Re: Modifying properties of several objects at the same time



Alle 17:47, venerdà 24 ottobre 2003, Lars Clausen ha scritto:
I also assert that the imaginable possibility of being able to set
multiple values for the same field at the same time (when multiple
objects are selected), is not really a feature that is
needed. Because, if one really wants different values for some
specific property, then one can simply bring up the properties dialog
individually for each object in turn.

Indeed.  That'd be way too confusing a feature...
<daydream>Would be nice though to be able to, say, add 1 to all
linewidths...</daydream> but it's so rarely useful that the interface would
be clutter.


 I'm sorry I don't agree here.

 If you edit a diagram with, say, 20 arrows, and then you decide that the 
arrows must bu thinner or thicker (if I have to put the diagram in my thesis 
I want it to be informative AND _nicelooking_, so this make-up is part of 
diagram editing), you have to click something as 100 buttons, and move across 
menu entries too.

 Further more, I guess that most users do first draw the diagram using 
standard values (the informative part of the action of drawing) and then 
rearrange items and edit properties to their taste and needs (the make-up 
part).

 IMHO this is the mising-feature that introduces more overhead.

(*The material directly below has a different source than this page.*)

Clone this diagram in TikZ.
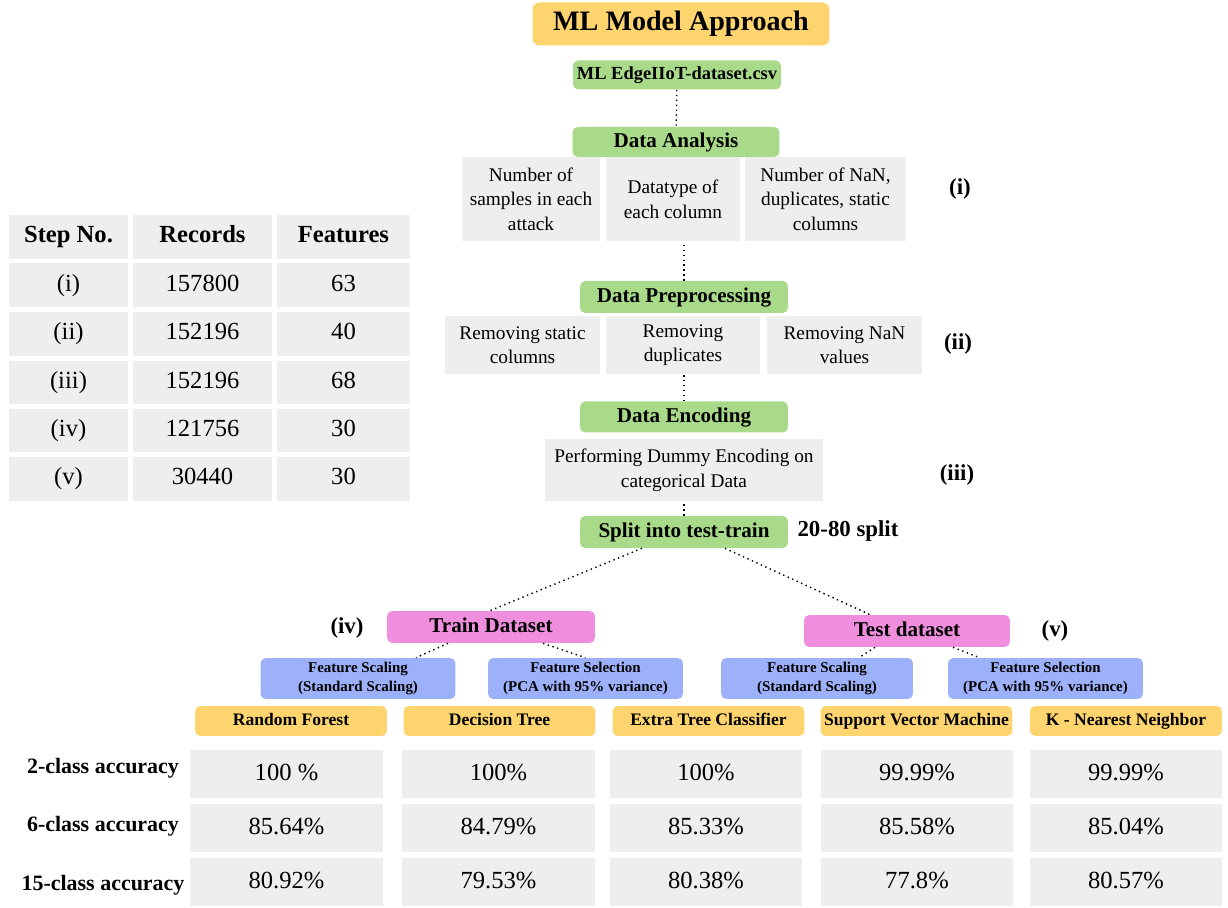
\documentclass[tikz,border=0pt]{standalone}
\usepackage{fontspec}
\setmainfont{Liberation Serif}
\usepackage{tikz}
\usetikzlibrary{positioning}

\definecolor{boxyellow}{RGB}{254,212,110}
\definecolor{boxgreen}{RGB}{169,218,138}
\definecolor{boxpink}{RGB}{240,142,222}
\definecolor{boxblue}{RGB}{157,176,250}
\definecolor{boxgray}{RGB}{238,238,238}

\begin{document}
\begin{tikzpicture}[x=0.02cm, y=-0.02cm]

\tikzstyle{title} = [rectangle, rounded corners=4pt, minimum width=5.94cm, minimum height=0.86cm, text centered, fill=boxyellow, font=\fontsize{16}{18}\selectfont\bfseries]
\tikzstyle{stage} = [rectangle, rounded corners=3pt, minimum width=4.16cm, minimum height=0.62cm, inner sep=0pt, text height=8.5pt, text depth=2.5pt, text centered, fill=boxgreen, font=\fontsize{12}{14}\selectfont\bfseries]
\tikzstyle{info} = [rectangle, minimum height=1.68cm, inner sep=0pt, align=center, fill=boxgray, font=\fontsize{11}{14}\selectfont]
\tikzstyle{dataset} = [rectangle, rounded corners=3pt, minimum width=4.16cm, minimum height=0.64cm, inner sep=0pt, text height=8.5pt, text depth=2.5pt, text centered, fill=boxpink, font=\fontsize{12}{14}\selectfont\bfseries]
\tikzstyle{prep} = [rectangle, rounded corners=3pt, minimum width=3.9cm, minimum height=0.82cm, inner sep=0pt, align=center, fill=boxblue, font=\fontsize{8.5}{10.5}\selectfont\bfseries]
\tikzstyle{model} = [rectangle, rounded corners=3pt, minimum width=3.84cm, minimum height=0.6cm, inner sep=0pt, text height=7pt, text depth=2pt, text centered, fill=boxyellow, font=\fontsize{10}{12}\selectfont\bfseries]
\tikzstyle{cell} = [rectangle, minimum width=3.86cm, minimum height=0.96cm, inner sep=0pt, text height=10pt, text depth=3pt, text centered, fill=boxgray, font=\fontsize{14}{16}\selectfont]
\tikzstyle{tab} = [rectangle, minimum height=0.88cm, inner sep=0pt, text height=10pt, text depth=3.5pt, text centered, fill=boxgray, font=\fontsize{14}{16}\selectfont]
\tikzstyle{lbl} = [font=\fontsize{13}{15}\selectfont\bfseries]
\tikzstyle{link} = [dotted, line width=0.8pt]

\useasboundingbox (0,0) rectangle (1228,908);

% pipeline
\node (title) [title] at (681,24) {ML Model Approach};
\node (csv) [stage, minimum height=0.58cm, text height=7.5pt, text depth=2pt, font=\fontsize{10.5}{12}\selectfont\bfseries] at (677,75) {ML EdgeIIoT-dataset.csv};
\node (ana) [stage, minimum width=4.14cm, minimum height=0.6cm] at (676,142) {Data Analysis};
\node (ana1) [info, minimum width=2.76cm] at (531,199) {Number of\\samples in each\\attack};
\node (ana2) [info, minimum width=2.68cm] at (673,199) {Datatype of\\each column};
\node (ana3) [info, minimum width=3.22cm] at (825.5,199) {Number of NaN,\\duplicates, static\\columns};
\node (pre) [stage, minimum height=0.64cm] at (684,297) {Data Preprocessing};
\node (pre1) [info, minimum width=3.1cm, minimum height=1.16cm] at (522.5,345) {Removing static\\columns};
\node (pre2) [info, minimum width=3.08cm, minimum height=1.16cm] at (683,345) {Removing\\duplicates};
\node (pre3) [info, minimum width=3.1cm, minimum height=1.16cm] at (844.5,345) {Removing NaN\\values};
\node (enc) [stage] at (684,417) {Data Encoding};
\node (enc1) [info, minimum width=5.56cm, minimum height=1.24cm] at (684,470) {Performing Dummy Encoding on\\categorical Data};
\node (spl) [stage, minimum height=0.64cm] at (684,532) {Split into test-train};
\node (train) [dataset] at (491,627) {Train Dataset};
\node (test) [dataset, minimum width=4.12cm] at (907,631) {Test dataset};
\node (fs1) [prep] at (358,678.5) {Feature Scaling\\(Standard Scaling)};
\node (fsel1) [prep] at (585.5,678.5) {Feature Selection\\(PCA with 95\% variance)};
\node (fs2) [prep, minimum width=3.84cm] at (817,678.5) {Feature Scaling\\(Standard Scaling)};
\node (fsel2) [prep] at (1045.5,678.5) {Feature Selection\\(PCA with 95\% variance)};

\node (l1) [lbl] at (960,189) {(i)};
\node (l2) [lbl] at (958,344) {(ii)};
\node (l3) [lbl] at (957,475) {(iii)};
\node (splitlbl) [lbl] at (848,531) {20-80 split};
\node (l4) [lbl] at (347,628) {(iv)};
\node (l5) [lbl] at (1055,631) {(v)};

\draw [link] (csv) -- (ana);
\draw [link] (pre.north) -- (pre.north |- ana2.south);
\draw [link] (enc.north) -- (enc.north |- pre2.south);
\draw [link] (spl.north) -- (spl.north |- enc1.south);
\draw [link] ([xshift=-0.84cm]spl.south) -- ([xshift=-0.02cm]train.north);
\draw [link] ([xshift=0.82cm]spl.south) -- ([xshift=-0.74cm]test.north);
\draw [link] ([xshift=-0.86cm]train.south) -- ([xshift=1.16cm]fs1.north);
\draw [link] ([xshift=1.04cm]train.south) -- ([xshift=0cm]fsel1.north);
\draw [link] ([xshift=-0.64cm]test.south) -- ([xshift=0.84cm]fs2.north);
\draw [link] ([xshift=0.92cm]test.south) -- ([xshift=-1.32cm]fsel2.north);

% models and accuracies
\node (m1) [model] at (291,721) {Random Forest};
\node (m2) [model] at (499.5,721) {Decision Tree};
\node (m3) [model] at (708.5,721) {Extra Tree Classifier};
\node (m4) [model] at (916.5,721) {Support Vector Machine};
\node (m5) [model] at (1126,721) {K - Nearest Neighbor};

\node (r1) [lbl, font=\fontsize{12.5}{15}\selectfont\bfseries] at (103,768) {2-class accuracy};
\node (r2) [lbl, font=\fontsize{12.5}{15}\selectfont\bfseries] at (103,826) {6-class accuracy};
\node (r3) [lbl, font=\fontsize{12.5}{15}\selectfont\bfseries] at (103,885) {15-class accuracy};

\node (c11) [cell] at (286.5,774) {100 \%};
\node (c12) [cell] at (498.5,774) {100\%};
\node (c13) [cell] at (706,774) {100\%};
\node (c14) [cell] at (917,774) {99.99\%};
\node (c15) [cell] at (1126,774) {99.99\%};
\node (c21) [cell] at (286.5,828) {85.64\%};
\node (c22) [cell] at (498.5,828) {84.79\%};
\node (c23) [cell] at (706,828) {85.33\%};
\node (c24) [cell] at (917,828) {85.58\%};
\node (c25) [cell] at (1126,828) {85.04\%};
\node (c31) [cell] at (286.5,882) {80.92\%};
\node (c32) [cell] at (498.5,882) {79.53\%};
\node (c33) [cell] at (706,882) {80.38\%};
\node (c34) [cell] at (917,882) {77.8\%};
\node (c35) [cell] at (1126,882) {80.57\%};

% records table
\node (t11) [tab, minimum width=2.38cm, font=\fontsize{14}{16}\selectfont\bfseries] at (68.5,237) {Step No.};
\node (t12) [tab, minimum width=2.78cm, font=\fontsize{14}{16}\selectfont\bfseries] at (202.5,237) {Records};
\node (t13) [tab, minimum width=2.66cm, font=\fontsize{14}{16}\selectfont\bfseries] at (343.5,237) {Features};
\node (t21) [tab, minimum width=2.38cm] at (68.5,285.5) {(i)};
\node (t22) [tab, minimum width=2.78cm] at (202.5,285.5) {157800};
\node (t23) [tab, minimum width=2.66cm] at (343.5,285.5) {63};
\node (t31) [tab, minimum width=2.38cm] at (68.5,334) {(ii)};
\node (t32) [tab, minimum width=2.78cm] at (202.5,334) {152196};
\node (t33) [tab, minimum width=2.66cm] at (343.5,334) {40};
\node (t41) [tab, minimum width=2.38cm] at (68.5,382.5) {(iii)};
\node (t42) [tab, minimum width=2.78cm] at (202.5,382.5) {152196};
\node (t43) [tab, minimum width=2.66cm] at (343.5,382.5) {68};
\node (t51) [tab, minimum width=2.38cm] at (68.5,430.5) {(iv)};
\node (t52) [tab, minimum width=2.78cm] at (202.5,430.5) {121756};
\node (t53) [tab, minimum width=2.66cm] at (343.5,430.5) {30};
\node (t61) [tab, minimum width=2.38cm] at (68.5,479) {(v)};
\node (t62) [tab, minimum width=2.78cm] at (202.5,479) {30440};
\node (t63) [tab, minimum width=2.66cm] at (343.5,479) {30};

\end{tikzpicture}
\end{document}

 Furthermore, I'd love to resecond the proposal of using the program window to 
edit properties of multiple objects, that is:

- say that I have selected 2 text objects (T1 and T2), a box (B1) and a line
  (L1). If I:
 - double click on the text button in the app window and change some text
   properties, this changes are reflected by T1 and T2.
 - If I change the foreground color, all of the four objects get their fgcolor
   changed.
 - If I select a thicker and dashed line, B1 and L1 get such an outline.

 This approach has 2 advantages:

 - NO work at all needed at the interface level (as the interface is already
   there). If you want to make things harder, you could provide some visual  
   hint about the fact that selected object don't share one of their
   properties' values, for example "shading" the corresponding widget in the
   application window).
 - This is far more intuitive than the others.